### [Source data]
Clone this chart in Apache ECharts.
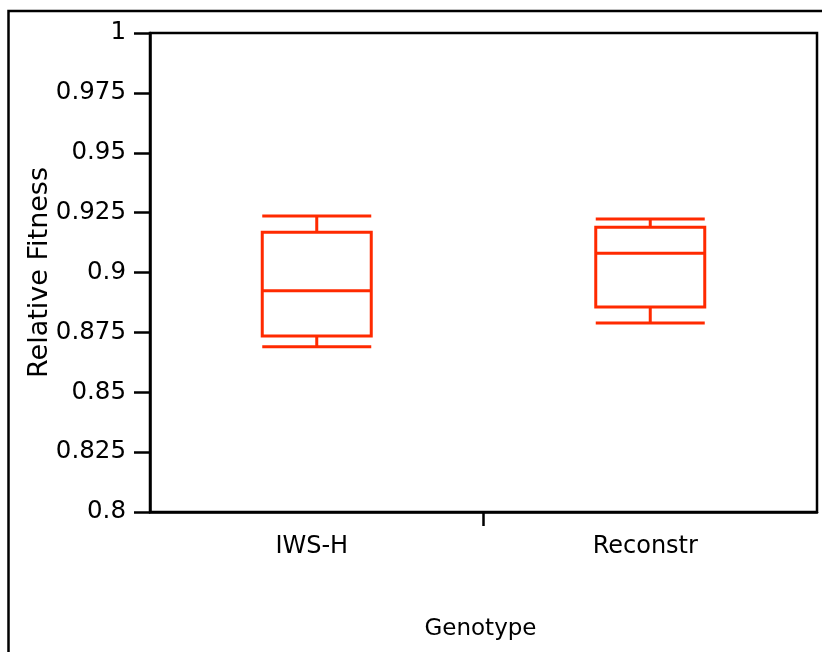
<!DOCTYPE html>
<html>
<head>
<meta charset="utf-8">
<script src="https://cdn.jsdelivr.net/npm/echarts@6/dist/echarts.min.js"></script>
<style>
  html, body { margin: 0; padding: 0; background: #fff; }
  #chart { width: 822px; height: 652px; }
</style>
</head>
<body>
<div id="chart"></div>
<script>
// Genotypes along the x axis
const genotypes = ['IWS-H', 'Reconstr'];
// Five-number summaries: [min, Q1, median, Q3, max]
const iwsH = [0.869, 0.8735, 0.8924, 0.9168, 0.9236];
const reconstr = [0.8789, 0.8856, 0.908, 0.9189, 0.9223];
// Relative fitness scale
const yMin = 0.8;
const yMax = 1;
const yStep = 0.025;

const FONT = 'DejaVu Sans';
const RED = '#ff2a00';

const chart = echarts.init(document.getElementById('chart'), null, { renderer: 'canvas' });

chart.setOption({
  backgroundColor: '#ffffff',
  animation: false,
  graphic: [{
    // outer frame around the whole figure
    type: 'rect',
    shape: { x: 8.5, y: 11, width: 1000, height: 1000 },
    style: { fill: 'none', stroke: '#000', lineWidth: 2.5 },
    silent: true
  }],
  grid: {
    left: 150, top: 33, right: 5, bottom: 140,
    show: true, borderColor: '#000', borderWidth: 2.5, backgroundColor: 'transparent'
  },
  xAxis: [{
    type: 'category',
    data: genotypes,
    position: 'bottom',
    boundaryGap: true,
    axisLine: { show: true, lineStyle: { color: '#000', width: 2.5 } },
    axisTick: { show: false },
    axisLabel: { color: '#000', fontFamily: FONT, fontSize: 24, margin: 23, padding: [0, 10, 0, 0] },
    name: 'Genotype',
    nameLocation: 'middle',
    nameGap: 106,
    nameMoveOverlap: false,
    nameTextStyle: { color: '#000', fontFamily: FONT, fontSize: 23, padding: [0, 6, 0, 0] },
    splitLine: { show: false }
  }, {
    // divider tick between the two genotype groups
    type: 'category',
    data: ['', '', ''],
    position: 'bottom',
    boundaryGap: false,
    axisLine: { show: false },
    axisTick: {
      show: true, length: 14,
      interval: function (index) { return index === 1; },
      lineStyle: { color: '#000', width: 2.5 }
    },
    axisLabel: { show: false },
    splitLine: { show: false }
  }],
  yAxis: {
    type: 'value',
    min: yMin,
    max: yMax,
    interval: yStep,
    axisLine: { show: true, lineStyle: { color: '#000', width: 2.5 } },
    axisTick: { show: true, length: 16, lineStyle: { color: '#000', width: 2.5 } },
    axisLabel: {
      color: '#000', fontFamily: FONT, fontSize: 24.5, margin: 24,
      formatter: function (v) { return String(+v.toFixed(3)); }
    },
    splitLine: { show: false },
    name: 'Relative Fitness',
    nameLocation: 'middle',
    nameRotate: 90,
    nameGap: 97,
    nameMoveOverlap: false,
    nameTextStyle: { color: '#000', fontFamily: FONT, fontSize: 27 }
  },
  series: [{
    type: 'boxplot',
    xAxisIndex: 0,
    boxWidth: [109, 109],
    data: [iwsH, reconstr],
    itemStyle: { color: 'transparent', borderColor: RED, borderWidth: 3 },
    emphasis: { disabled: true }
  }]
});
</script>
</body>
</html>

* * *

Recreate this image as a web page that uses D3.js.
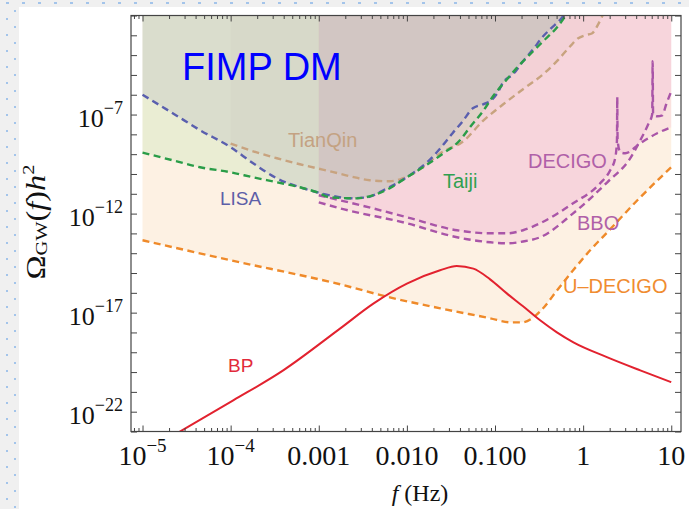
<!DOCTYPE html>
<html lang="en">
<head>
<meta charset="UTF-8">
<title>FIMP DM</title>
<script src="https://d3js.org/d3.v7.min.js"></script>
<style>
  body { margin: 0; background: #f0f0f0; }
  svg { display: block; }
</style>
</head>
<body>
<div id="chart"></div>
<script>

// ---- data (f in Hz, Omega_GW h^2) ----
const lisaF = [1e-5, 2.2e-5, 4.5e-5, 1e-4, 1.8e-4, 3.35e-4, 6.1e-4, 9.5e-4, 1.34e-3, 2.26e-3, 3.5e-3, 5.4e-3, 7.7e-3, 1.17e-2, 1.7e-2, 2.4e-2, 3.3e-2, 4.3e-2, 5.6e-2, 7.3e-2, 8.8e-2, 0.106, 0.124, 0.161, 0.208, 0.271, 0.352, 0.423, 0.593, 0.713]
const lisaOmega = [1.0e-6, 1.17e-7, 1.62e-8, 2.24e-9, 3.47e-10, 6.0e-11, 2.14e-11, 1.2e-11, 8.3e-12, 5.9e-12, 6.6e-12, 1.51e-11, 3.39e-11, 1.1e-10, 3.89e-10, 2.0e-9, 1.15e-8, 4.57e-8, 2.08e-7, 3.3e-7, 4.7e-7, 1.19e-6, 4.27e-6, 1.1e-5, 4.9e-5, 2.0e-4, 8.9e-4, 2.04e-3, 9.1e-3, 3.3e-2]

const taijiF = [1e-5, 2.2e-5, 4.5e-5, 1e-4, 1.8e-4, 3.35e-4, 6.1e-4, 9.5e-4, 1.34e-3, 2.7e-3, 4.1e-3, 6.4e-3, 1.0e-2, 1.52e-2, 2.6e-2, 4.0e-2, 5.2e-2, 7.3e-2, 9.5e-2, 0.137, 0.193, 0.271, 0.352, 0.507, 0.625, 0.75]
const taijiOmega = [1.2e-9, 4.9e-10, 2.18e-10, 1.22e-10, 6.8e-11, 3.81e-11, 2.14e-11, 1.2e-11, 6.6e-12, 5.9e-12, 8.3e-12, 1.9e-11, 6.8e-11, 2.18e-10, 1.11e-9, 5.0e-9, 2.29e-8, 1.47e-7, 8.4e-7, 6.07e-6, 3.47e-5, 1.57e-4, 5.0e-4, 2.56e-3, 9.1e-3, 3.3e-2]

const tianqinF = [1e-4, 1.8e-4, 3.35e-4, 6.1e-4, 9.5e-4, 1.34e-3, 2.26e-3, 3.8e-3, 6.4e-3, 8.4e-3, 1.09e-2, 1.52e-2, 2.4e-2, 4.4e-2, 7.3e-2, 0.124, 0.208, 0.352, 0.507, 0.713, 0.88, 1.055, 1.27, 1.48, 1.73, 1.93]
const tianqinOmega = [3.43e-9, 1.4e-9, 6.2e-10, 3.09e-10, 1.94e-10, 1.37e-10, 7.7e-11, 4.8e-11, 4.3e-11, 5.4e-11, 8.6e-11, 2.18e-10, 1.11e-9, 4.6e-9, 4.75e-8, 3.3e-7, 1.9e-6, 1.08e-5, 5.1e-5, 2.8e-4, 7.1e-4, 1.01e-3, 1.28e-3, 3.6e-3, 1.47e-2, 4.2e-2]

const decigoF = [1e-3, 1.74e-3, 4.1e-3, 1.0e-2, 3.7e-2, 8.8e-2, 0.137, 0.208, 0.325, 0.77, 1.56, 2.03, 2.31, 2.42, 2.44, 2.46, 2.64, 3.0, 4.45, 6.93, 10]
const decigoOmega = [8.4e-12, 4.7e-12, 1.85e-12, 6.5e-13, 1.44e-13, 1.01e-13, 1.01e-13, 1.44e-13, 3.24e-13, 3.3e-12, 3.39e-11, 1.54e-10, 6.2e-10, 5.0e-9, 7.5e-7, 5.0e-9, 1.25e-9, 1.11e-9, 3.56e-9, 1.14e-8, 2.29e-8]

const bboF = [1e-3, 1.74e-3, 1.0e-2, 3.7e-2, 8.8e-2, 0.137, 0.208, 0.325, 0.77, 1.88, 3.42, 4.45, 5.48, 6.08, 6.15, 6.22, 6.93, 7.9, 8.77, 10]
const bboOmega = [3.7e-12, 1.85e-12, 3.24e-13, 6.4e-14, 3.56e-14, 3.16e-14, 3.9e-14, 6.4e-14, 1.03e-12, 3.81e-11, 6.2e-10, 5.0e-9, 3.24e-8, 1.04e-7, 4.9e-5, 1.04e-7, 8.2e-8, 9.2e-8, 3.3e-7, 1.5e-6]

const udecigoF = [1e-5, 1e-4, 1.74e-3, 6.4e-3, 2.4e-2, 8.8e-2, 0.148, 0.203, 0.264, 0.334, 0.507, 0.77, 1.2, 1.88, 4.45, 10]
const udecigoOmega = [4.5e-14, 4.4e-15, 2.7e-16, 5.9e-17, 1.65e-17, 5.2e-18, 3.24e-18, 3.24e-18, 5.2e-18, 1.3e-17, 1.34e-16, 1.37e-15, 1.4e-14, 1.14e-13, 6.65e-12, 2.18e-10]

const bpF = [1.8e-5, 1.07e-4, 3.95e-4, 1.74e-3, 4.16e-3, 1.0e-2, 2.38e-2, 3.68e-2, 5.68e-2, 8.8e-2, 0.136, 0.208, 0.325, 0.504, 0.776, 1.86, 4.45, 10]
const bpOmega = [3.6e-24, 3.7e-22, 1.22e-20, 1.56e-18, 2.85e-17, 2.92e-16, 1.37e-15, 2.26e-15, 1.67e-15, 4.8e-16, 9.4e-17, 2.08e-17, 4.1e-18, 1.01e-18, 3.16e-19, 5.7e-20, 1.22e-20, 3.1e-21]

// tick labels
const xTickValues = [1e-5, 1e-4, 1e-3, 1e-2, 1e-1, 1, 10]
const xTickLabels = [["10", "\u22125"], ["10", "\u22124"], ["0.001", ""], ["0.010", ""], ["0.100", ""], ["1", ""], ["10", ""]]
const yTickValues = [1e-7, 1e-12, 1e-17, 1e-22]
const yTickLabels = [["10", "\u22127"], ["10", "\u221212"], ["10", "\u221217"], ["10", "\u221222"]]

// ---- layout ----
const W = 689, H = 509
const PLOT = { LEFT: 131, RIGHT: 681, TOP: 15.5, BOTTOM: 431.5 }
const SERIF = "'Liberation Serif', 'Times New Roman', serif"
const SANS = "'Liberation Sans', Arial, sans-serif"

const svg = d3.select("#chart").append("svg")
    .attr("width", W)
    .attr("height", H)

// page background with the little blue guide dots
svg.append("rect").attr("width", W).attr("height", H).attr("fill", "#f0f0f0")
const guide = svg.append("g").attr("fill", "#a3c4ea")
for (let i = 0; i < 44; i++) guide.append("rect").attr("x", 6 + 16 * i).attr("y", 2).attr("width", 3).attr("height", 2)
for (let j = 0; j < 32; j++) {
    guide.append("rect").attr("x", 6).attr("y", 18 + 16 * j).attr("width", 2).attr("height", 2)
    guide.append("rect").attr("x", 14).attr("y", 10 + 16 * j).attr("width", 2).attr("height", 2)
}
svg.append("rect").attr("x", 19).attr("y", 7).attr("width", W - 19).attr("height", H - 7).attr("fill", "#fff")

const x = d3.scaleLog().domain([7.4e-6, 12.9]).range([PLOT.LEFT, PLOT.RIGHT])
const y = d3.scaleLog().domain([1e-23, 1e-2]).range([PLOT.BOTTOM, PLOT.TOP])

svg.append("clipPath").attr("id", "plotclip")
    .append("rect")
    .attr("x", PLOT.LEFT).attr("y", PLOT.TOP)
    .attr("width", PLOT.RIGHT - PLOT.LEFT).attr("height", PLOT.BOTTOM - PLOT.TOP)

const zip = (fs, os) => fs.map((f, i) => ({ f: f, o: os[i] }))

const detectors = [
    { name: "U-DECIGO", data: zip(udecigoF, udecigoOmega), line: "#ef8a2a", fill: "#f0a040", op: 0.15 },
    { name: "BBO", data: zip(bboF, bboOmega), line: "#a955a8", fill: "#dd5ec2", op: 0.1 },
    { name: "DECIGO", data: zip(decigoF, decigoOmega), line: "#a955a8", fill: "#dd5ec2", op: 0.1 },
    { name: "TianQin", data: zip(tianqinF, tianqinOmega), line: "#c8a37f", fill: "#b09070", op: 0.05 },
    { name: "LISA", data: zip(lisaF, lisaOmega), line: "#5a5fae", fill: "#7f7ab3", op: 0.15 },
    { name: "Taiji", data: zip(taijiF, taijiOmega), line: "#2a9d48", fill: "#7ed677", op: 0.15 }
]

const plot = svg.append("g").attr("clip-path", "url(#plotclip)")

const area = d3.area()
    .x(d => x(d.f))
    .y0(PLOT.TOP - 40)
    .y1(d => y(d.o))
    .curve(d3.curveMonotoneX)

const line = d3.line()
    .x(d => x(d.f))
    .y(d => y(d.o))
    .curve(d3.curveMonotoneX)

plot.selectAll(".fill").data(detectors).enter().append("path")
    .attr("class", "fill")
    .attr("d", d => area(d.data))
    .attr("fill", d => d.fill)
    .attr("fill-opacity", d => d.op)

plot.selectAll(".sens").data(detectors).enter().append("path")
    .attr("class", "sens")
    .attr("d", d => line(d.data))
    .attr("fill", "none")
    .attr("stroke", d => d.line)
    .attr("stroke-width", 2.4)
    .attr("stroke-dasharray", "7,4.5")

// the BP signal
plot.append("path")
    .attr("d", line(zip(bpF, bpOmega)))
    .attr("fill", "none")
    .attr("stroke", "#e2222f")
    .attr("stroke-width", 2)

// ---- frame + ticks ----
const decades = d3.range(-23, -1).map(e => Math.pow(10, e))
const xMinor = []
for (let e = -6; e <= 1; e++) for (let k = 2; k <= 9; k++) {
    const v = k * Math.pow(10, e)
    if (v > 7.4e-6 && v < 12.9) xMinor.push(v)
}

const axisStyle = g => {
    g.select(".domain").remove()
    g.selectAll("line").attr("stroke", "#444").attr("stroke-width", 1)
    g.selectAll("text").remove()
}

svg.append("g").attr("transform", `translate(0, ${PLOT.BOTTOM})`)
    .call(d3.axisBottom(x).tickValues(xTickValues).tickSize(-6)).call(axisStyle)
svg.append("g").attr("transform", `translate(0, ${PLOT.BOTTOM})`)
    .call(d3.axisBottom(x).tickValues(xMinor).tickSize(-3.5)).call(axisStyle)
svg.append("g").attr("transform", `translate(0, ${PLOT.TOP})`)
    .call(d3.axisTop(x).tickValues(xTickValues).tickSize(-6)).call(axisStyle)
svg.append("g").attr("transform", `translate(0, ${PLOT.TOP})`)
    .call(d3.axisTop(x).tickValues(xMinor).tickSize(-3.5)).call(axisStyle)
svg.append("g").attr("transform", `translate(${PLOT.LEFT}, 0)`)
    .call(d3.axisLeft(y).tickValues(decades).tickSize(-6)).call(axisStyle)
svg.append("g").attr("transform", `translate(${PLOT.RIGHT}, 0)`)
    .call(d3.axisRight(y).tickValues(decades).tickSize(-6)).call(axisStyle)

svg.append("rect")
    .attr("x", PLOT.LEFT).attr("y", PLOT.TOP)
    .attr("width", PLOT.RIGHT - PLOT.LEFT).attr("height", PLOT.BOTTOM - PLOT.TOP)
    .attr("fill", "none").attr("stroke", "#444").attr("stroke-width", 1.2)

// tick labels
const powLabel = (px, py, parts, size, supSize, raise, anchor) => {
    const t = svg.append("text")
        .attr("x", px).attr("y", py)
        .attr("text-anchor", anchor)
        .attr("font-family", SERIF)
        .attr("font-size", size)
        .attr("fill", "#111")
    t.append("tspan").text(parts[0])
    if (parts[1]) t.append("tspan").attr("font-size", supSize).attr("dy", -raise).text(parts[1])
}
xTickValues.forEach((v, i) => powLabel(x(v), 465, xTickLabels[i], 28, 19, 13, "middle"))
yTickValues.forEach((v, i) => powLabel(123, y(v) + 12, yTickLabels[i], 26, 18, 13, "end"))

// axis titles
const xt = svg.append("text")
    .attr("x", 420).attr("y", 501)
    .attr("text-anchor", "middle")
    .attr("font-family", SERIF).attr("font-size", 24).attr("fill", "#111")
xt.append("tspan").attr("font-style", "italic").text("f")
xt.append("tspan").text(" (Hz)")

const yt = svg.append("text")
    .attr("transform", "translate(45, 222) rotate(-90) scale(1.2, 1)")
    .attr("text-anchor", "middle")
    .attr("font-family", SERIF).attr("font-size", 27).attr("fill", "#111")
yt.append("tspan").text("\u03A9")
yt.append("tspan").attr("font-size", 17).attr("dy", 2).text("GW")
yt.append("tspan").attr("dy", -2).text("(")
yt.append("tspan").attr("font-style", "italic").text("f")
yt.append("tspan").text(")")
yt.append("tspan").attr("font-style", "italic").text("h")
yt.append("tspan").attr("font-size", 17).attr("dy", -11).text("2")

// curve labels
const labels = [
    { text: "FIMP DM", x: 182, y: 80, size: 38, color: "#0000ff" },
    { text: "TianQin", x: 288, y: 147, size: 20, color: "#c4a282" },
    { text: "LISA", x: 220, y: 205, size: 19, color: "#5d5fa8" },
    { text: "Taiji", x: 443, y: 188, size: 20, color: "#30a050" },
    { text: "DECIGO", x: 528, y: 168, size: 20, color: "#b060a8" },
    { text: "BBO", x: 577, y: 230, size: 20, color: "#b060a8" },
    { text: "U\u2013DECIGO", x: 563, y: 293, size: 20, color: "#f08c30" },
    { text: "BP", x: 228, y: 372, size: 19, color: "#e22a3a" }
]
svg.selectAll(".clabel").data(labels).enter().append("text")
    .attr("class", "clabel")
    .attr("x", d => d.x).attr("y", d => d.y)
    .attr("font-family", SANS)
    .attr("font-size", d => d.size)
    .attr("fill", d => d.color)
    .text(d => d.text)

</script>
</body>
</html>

### [TASK INSTRUCTIONS]
Each line above that holds the string "this" should be copied and shown.

### [FULL OUTPUT]
Clone this chart in Apache ECharts.
Recreate this image as a web page that uses D3.js.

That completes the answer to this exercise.